Alasdair Baxter, Nottingham Discusses Clampers in His Area:

"From what I have seen most clampers come from the fringes of the criminal classes. They are of the same ilk as those who come to your door offering to tarmac the drive, demand a huge price and then drive you to your bank to get cash to pay them with.

Why does England and Wales not get in line with Scotland where private clamping is totally illegal."

Alasdair Baxter, Nottingham, UK.Tel +44 115 9705100; Fax +44 115 9423263

"Fred" from :


"The present legal position of clampers is a scandal and amounts to barely legal extortion in many cases. There is absolutely no excuse for failing to bring in a system of licensing that will regulate them.

We have all heard the horror stories, up to and including the deliberate setting up of tempting-looking sites to entrap the unwary. At up to £300 per victim the costs are easy to recoup.

I recently heard a case in court where the driver of a clamper truck was seen by the police to clamp a vehicle, whereupon they checked him over. It turns out that he has no licence, and his truck is uninsured. He then tried to give the officers false details, and only adjusted his attitude when they handcuffed him and put him in the police vehicle. He then failed to turn up to court, and I issued a warrant for his arrest.

The Government needs to find time for a short Bill bringing in licensing of clampers, with a proper code of practice. Perhaps a private member will oblige?"

"My point has nothing to do whether clamping is legal - it obviously is. What has happened though is that some clamping firms are in the extortion business rather than that of parking control.

In my area a car was towed away within four minutes of being left and the owner was told that it would cost him £385 to get his car (which was in an adjacent street) back.
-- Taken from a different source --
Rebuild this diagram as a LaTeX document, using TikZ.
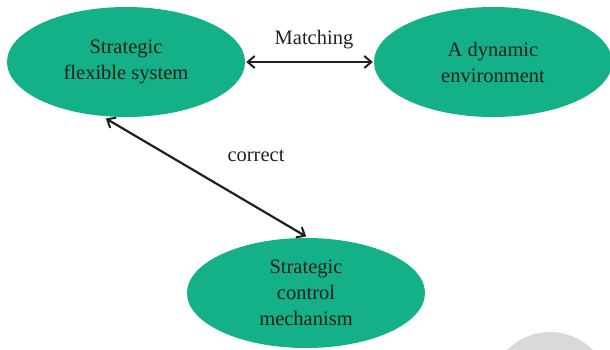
\documentclass[tikz,border=0pt]{standalone}
\usepackage{fontspec}
\setmainfont{Liberation Serif}
\usetikzlibrary{shapes.geometric,arrows.meta}
\definecolor{tealfill}{HTML}{14B087}
\definecolor{inkdark}{HTML}{231F20}
\definecolor{wmgray}{HTML}{D9D9D9}
\tikzset{
  blob/.style={ellipse, fill=tealfill, draw=none, minimum width=238pt, minimum height=110pt, inner sep=0pt,
    align=center, text=inkdark, font=\fontsize{20.5}{26}\selectfont},
  link/.style={draw=inkdark, line width=2.2pt, {Straight Barb[length=7pt,width=12pt,line width=2pt]}-{Straight Barb[length=7pt,width=12pt,line width=2pt]}, shorten <=1pt, shorten >=1pt},
  lbl/.style={text=inkdark, font=\fontsize{20.5}{24}\selectfont, inner sep=0pt}
}
\begin{document}
\begin{tikzpicture}[x=1pt,y=-1pt]
\useasboundingbox (0,0) rectangle (610,349);
\begin{scope}
\clip (0,0) rectangle (610,349);
\fill[wmgray] (550,392) circle (60);
\node[blob] (sfs) at (126,62) {Strategic\\flexible system};
\node[blob] (dyn) at (493,62) {A dynamic\\environment};
\node[blob] (scm) at (306,293) {Strategic\\control\\mechanism};
\end{scope}
\draw[link] (sfs.east) -- (dyn.west);
\draw[link] (105,118) -- (307,237);
\node[lbl] (m) at (314,40) {Matching};
\node[lbl] (c) at (256,156) {correct};
\end{tikzpicture}
\end{document}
Clampers have threatened and intimidated old and vulnerable people. All I am asking is that clampers are properly licensed, checked for criminal backgrounds, and that their behaviour be subject to a code of practice.

My story about the unlicensed and uninsured clamper who then tried to get arsy with the police was to illustrate what some of the clampers are like. They should be controlled."

Krissie Labanauskas "Car-Boot Racket; Old Navy Chicago, 60290"

"No Savings Here!"

"...Had a terrible experience here. Parked with intention of using coupon at Old Navy but had to use the restroom before shopping so ran across street to Starbucks....On way to shop at Old Navy, saw boot on my car! Store managers claim their hands are tied and cannot do anything regarding their customers being booted.

Car next to me was booted as well, when they had already shopped at Old Navy, one person was still in Old Navy at time of boot, and three others ran to Starbucks for a drink.

All in all, I paid $115 to remove boot...terrible experience, did not use coupon or shop at store after being rudely dismissed by manager.

No discretion to help out customers regarding boots sounds like a bunch of b*** s*** OR terrible corporate management/policy. Either way, avoid this store and certainly avoid the lot. Global Parking Management Inc. supposedly runs the lot.